Performance even in as sensitive an area as human rights is now often measured in quantitative terms. In line with this trend, the President noted that over 45,000 cases were decided in 2015. Whilst in 2011 the backlog stood at an all-time high of 160,000 pending cases, this has now been reduced to 65,000 cases. Better still, it looks like it will be possible to reduce the backlog further in 2016. The end of the press conference reserved some words for the migrant crisis. Having gripped Europe since the summer, so far, the crisis has not put the Court under strain, although a plan of action is in place in case an influx of Rule 39 requests suddenly materialises.
First an explanation: Rule 39 allows an applicant to request an interim measure. If granted, the Court orders the defendant state to do something during the time it takes for the merits of the applicant’s complaint to be ruled upon. Thousands of migrants have resorted to Rule 39 over the years. They typically ask the Court to order a European state to stay the execution of their removal to their country of origin or another country with which they have links. Many lawyers used to regard Rule 39 as their last chance to ensure that their clients were not taken to a place where they would face torture or possibly even be killed. To cite a famous case, the journalist Gebremedhin would have been removed to Eritrea in 2005, had the Court not ordered France to wait. A Rule 39 interim measure has no incidence on whether the removal will ultimately be ruled to be contrary to the European Convention on Human Rights in the main proceedings. This question is addressed by the Court in due time, after both parties have submitted their arguments and proper deliberation by the judges.
In his recent press conference, Judge Raimondi noted that 24 requests for the application of Rule 39 had been received in 2015 regarding removals to Hungary. These requests emanated from Afghans, Palestinians, Syrians and others who were refusing to be returned to Hungary by states such as Austria, Slovakia, France, Finland or Sweden. Nine of these requests were granted. The latest statistics of the Court indicate that would-be returnees to Hungary were not the only persons to have made Rule 39 requests in 2015: about 1,500 requests were received by the Court (without information being readily available as to how many originated from migrants). Out of these, 161 interim measures were granted. The Court has confirmed to me that half of these (about 80) concerned removals. The other half was mostly about the situation in Crimea and Eastern Ukraine.

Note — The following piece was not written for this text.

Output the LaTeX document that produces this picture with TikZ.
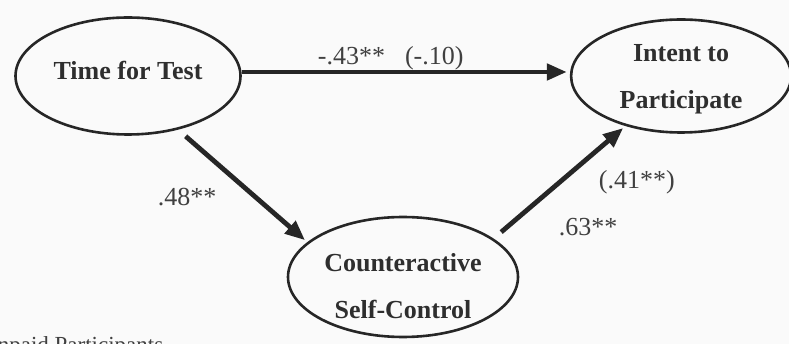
\documentclass[tikz,border=0pt]{standalone}
\usepackage{fontspec}
\setmainfont{Liberation Serif}
\usetikzlibrary{arrows.meta,positioning,shapes.geometric}

\begin{document}
\begin{tikzpicture}[x=1pt,y=-1pt,
  var/.style={draw=black!85,ellipse,line width=2.6pt,inner sep=0pt,align=center,text=black!82,font=\bfseries\fontsize{26}{47}\selectfont},
  coef/.style={text=black!75,inner sep=0pt,font=\fontsize{26}{30}\selectfont},
  link/.style={draw=black!85,line width=4.8pt,-{Triangle[length=20pt,width=16pt]}}]
  \path[use as bounding box,fill=black!2] (0,0) rectangle (789,344);
  \node[var,minimum width=225pt,minimum height=117pt,text height=18pt,text depth=10pt] (time) at (128,76) {Time for Test};
  \node[var,minimum width=220pt,minimum height=113pt,text height=70pt,text depth=4pt,right=328pt of time] (intent) {Intent to\\Participate};
  \node[var,minimum width=230pt,minimum height=120pt,text height=84pt,text depth=0pt] (ctrl) at (403,277) {Counteractive\\Self-Control};
  \draw[link,shorten >=3pt] ([yshift=4pt]time.east) -- node[coef,pos=.454,anchor=base,yshift=7pt]{-.43**\hspace{20pt}(-.10)} ([yshift=4pt]intent.west);
  \draw[link,shorten <=10pt,shorten >=3pt] (time.-47) -- node[coef,pos=.5,anchor=east,xshift=-24pt,yshift=-11pt]{.48**} (ctrl.160);
  \draw[link,shorten <=10pt,shorten >=3pt] (ctrl.23) -- node[coef,pos=.5,anchor=west,xshift=37pt]{(.41**)} node[coef,pos=.5,anchor=west,xshift=-3pt,yshift=-45pt]{.63**} (intent.-138);
  \node[coef,font=\fontsize{23}{27}\selectfont,anchor=base west] (note) at (-19,352) {Unpaid Participants};
\end{tikzpicture}
\end{document}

The figures are astonishing and thus worth repeating in a slightly different form: migrants are now experiencing such a low rate of success in their Rule 39 requests that not even 100 managed to persuade the Court to stay their removal in 2015. The situation was rather different in 2010. Then, 1,440 requests were granted – out of 3,680 requests made (almost exclusively by migrants). It would be nice to think that the staggering five-year drop in Rule 39 requests made by migrants on the one hand and accepted by the Court on the other is due to migrants having become far more welcome, thereby alleviating their need to seek and receive support at Strasbourg. Unfortunately, a more convincing explanation is that the Court has purposively discouraged migrants from resorting to Rule 39 by instigating internal policy changes that lead it to refuse requests more systematically.
As migrants encountered more and more difficulties in Europe, they increasingly turned to Strasbourg. And as Rule 39 increasingly came to act as a life line for migrants, it also became the bane of the Court. Things came to a head in January 2011. The Court had received 2,500 requests in the previous four months, and it looked like numbers would keep mounting if nothing was done. The Court described the situation as ‘alarming’. This was not in order to denounce the difficulties experienced by migrants but in order to highlight its own case processing difficulties. In response, the Court said it was not an immigration tribunal and therefore could not be expected to intervene, bar in truly exceptional cases. The great majority of the thousands of requests it had recently received were obviously considered run-of-the-mill rather than exceptional.
Judge Costa, the then President of the Court, issued a statement which urged governments to provide effective and fair national remedies that were suspensive. This had no discernible effect on the situation on the ground. For example, to this day, few expellees are informed well in advance of the details of the flight on which the authorities plan to remove them. The President’s statement also addressed applicants and their representatives. They were told they must provide the Court with all the necessary documentation and in good time if a Rule 39 request was to have any chance of success (as if it was their slack work that was generally responsible for last minute and incomplete applications). Coupled with a transformation in the procedure followed to deal with these requests (on which, see my book, p. 435), this changed everything. Suddenly request after request was refused. Learning their lesson, migrants’ legal representatives have virtually stopped lodging Rule 39 requests, triggering the number of Rule 39 requests to drop. The result is the 2015 statistics.
The Court is happy: it can function properly. But is it really functioning as it should? The policies put in place by the Court may be an unmitigated success from a case management perspective. But from a human rights perspective?
The unprecedented number of refugees currently in Europe raises serious challenges for European states and populations. One would wish that the European Court of Human Rights was joining the chorus of voices who affirm that we must remain driven by a sense of common humanity. For a variety of reasons explored in my book, since its inception the Court has tended to side with the state rather than with migrants. Who would say this is not a regrettable and dangerous orientation?